Records>
## begin

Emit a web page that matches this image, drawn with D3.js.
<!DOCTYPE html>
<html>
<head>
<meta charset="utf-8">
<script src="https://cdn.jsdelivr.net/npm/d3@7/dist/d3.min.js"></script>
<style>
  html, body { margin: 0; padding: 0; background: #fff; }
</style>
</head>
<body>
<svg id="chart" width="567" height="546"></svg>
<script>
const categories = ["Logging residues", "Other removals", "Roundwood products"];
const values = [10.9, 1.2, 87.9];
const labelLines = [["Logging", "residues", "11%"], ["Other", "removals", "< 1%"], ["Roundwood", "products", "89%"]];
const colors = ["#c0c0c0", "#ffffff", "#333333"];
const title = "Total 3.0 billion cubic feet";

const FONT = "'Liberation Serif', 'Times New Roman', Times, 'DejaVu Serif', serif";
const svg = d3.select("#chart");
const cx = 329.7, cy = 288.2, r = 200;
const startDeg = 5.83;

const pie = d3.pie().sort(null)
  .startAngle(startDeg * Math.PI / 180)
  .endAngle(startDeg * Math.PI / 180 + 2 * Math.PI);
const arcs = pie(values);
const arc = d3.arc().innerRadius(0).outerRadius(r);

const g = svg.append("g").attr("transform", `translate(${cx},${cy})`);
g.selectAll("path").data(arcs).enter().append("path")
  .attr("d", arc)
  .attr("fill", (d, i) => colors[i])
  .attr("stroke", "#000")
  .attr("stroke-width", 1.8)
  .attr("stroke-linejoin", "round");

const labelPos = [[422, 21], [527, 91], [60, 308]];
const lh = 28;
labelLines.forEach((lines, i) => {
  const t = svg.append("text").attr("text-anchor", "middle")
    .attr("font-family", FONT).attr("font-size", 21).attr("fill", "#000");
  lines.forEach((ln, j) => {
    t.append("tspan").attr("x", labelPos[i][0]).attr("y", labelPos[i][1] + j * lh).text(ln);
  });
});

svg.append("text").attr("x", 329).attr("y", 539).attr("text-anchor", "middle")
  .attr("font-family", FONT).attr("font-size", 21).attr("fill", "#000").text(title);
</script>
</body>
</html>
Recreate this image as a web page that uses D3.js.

## end
## begin

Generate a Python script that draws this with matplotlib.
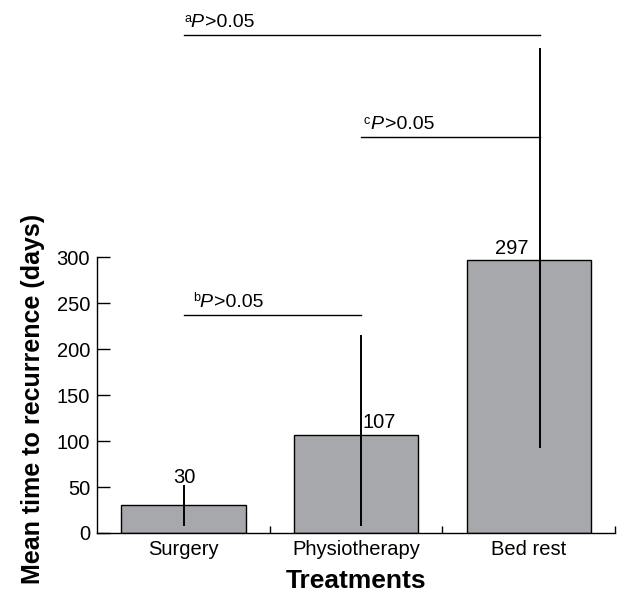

## end
## begin

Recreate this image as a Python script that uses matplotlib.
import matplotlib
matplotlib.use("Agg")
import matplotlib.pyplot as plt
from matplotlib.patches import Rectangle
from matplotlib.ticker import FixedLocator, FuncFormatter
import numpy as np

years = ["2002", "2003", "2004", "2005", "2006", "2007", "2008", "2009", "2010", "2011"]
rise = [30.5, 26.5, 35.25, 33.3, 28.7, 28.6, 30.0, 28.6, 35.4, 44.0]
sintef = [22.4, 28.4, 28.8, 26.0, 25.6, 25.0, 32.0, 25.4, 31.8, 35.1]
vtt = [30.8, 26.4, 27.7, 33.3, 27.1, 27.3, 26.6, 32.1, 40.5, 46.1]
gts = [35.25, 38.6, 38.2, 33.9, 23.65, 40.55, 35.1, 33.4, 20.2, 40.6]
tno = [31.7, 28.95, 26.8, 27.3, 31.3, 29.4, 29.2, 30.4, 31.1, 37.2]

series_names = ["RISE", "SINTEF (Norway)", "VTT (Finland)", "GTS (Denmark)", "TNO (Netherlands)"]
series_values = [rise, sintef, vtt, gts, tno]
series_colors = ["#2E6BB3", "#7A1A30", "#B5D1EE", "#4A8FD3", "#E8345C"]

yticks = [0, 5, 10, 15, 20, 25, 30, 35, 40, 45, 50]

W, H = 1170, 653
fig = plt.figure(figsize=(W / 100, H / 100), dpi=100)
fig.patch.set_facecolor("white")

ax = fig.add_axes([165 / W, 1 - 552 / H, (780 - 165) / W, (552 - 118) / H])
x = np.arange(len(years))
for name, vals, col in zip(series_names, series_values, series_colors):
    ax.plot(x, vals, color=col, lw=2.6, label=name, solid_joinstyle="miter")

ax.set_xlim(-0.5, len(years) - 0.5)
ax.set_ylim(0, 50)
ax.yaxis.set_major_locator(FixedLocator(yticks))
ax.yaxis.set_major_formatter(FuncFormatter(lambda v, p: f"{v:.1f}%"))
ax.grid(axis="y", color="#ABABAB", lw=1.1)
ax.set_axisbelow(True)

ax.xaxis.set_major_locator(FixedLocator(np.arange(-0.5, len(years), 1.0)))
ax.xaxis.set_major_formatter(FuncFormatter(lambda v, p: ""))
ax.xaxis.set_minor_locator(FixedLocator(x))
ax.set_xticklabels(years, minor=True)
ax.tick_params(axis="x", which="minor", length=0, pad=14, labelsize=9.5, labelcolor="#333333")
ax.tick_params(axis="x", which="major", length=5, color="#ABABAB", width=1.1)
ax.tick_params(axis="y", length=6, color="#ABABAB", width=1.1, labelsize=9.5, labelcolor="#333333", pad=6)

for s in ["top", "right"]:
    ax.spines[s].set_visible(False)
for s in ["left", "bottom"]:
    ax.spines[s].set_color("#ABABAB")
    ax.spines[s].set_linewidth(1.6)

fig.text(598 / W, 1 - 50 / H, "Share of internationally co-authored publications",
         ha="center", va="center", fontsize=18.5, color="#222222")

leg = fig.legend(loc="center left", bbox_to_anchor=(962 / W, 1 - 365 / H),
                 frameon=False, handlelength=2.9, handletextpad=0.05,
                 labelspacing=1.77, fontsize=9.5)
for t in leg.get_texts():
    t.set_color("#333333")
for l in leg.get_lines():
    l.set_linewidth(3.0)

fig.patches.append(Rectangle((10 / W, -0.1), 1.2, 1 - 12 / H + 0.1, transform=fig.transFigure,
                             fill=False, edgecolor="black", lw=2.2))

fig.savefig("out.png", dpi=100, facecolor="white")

## end

The problem> Review the material and copy each line in which the word "that" appears.

Solution for this exercise>
Emit a web page that matches this image, drawn with D3.js.
Recreate this image as a web page that uses D3.js.
Generate a Python script that draws this with matplotlib.
Recreate this image as a Python script that uses matplotlib.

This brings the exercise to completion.